Source code of charts
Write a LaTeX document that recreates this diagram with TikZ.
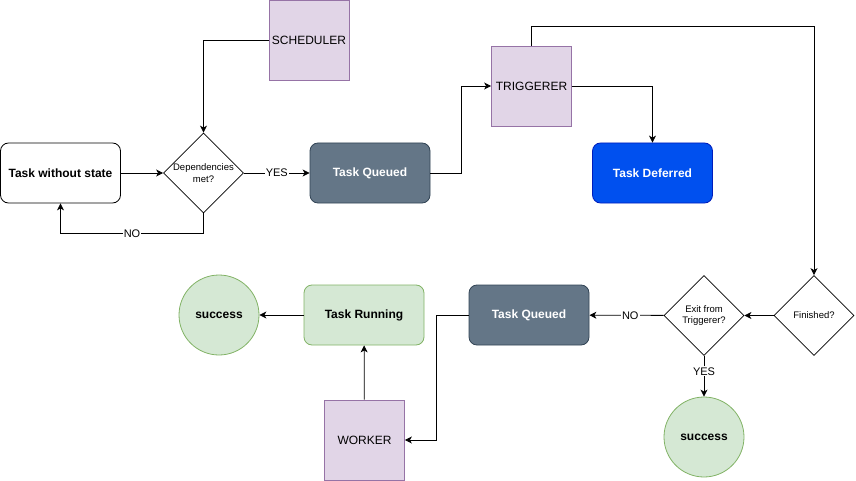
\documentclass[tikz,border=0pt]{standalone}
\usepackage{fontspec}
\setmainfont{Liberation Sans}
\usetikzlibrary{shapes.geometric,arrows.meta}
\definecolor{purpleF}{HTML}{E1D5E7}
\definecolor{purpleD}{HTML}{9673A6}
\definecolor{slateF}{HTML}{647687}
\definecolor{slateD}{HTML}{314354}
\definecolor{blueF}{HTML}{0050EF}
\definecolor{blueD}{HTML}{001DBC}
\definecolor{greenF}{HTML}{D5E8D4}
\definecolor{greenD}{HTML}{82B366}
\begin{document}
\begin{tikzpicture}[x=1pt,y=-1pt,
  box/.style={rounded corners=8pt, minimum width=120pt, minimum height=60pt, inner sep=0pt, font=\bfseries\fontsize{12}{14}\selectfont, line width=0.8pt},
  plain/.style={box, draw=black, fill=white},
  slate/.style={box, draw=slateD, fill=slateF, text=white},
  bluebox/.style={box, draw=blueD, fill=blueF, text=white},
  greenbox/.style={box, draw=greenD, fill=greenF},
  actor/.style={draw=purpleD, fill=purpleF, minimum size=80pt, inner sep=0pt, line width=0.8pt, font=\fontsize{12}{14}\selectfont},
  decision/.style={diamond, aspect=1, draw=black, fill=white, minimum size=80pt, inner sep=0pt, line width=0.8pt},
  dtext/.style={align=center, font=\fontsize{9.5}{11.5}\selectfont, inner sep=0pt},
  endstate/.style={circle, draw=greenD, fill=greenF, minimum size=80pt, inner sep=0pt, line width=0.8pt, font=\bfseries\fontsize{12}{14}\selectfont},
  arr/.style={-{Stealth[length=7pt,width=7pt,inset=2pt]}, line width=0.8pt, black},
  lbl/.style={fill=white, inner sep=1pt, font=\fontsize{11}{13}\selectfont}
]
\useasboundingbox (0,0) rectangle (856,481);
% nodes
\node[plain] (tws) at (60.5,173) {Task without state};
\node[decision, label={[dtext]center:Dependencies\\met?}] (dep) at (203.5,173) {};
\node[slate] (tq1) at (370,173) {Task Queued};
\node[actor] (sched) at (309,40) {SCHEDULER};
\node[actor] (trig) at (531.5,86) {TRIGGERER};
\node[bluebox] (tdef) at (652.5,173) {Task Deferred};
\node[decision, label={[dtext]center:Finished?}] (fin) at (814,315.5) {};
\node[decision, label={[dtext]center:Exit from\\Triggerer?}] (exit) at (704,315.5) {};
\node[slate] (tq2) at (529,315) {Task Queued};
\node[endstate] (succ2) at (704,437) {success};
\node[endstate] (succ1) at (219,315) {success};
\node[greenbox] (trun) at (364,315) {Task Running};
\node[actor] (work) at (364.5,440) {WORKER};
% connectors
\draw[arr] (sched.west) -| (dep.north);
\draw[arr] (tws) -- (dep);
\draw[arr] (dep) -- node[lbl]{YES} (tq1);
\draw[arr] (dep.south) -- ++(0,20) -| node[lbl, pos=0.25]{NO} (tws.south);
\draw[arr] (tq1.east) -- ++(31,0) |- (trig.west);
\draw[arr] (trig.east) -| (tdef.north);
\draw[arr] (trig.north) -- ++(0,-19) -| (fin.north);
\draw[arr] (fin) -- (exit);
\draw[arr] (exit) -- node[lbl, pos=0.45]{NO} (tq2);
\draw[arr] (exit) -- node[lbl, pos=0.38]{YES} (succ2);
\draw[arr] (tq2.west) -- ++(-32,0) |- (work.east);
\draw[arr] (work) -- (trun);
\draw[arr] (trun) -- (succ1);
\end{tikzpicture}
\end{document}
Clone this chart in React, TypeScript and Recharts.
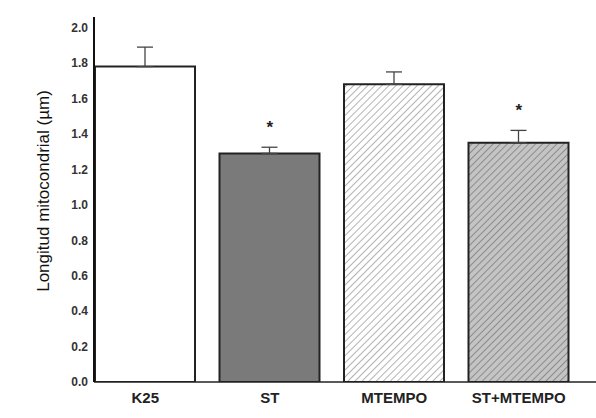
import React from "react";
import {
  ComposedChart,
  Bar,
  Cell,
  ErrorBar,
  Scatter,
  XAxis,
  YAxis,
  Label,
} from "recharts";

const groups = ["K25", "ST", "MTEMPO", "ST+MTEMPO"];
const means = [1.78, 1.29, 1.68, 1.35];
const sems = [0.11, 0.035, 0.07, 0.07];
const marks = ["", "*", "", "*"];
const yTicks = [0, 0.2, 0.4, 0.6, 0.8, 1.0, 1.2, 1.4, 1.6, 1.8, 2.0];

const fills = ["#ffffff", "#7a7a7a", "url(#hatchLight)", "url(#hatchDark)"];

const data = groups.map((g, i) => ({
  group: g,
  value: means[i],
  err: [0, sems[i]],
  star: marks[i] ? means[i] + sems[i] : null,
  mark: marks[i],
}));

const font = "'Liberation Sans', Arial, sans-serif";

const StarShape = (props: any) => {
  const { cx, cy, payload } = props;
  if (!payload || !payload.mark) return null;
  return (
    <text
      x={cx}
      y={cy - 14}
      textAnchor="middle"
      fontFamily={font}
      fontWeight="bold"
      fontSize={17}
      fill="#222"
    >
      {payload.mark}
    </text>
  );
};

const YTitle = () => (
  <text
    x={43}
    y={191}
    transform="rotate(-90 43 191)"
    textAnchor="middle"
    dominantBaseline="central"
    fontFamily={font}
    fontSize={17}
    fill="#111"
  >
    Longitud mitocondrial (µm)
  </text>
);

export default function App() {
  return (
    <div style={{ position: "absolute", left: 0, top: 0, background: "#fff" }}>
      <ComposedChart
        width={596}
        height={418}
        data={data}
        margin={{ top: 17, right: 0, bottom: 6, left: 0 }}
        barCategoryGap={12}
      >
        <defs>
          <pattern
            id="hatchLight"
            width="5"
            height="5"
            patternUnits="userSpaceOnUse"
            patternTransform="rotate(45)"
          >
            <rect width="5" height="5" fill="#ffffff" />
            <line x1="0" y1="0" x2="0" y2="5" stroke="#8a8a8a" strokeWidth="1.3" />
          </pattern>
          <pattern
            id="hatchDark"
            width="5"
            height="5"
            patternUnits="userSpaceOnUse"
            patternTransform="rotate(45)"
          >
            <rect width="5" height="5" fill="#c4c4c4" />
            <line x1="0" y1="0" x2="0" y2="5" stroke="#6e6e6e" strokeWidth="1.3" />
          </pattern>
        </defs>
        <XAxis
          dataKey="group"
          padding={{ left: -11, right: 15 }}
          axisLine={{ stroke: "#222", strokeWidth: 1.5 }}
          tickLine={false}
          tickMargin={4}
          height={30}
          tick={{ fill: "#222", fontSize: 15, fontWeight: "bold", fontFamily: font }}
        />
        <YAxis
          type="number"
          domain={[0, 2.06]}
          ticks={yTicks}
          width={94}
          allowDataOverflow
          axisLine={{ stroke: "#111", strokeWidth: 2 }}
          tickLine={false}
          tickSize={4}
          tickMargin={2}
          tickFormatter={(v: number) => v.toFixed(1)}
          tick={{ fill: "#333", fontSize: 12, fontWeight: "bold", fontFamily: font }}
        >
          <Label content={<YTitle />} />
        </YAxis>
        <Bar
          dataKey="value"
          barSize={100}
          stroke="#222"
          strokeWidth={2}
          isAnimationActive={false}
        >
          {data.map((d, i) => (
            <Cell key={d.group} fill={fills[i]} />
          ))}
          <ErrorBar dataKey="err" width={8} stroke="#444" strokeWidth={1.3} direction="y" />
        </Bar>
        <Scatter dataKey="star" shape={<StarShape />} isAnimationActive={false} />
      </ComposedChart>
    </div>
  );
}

◆ WHAT YOU ARE ASKED TO DO ◆
Count the lines of these entries that hold the string "React", and give only that number.

◆ FINAL RESULT ◆
2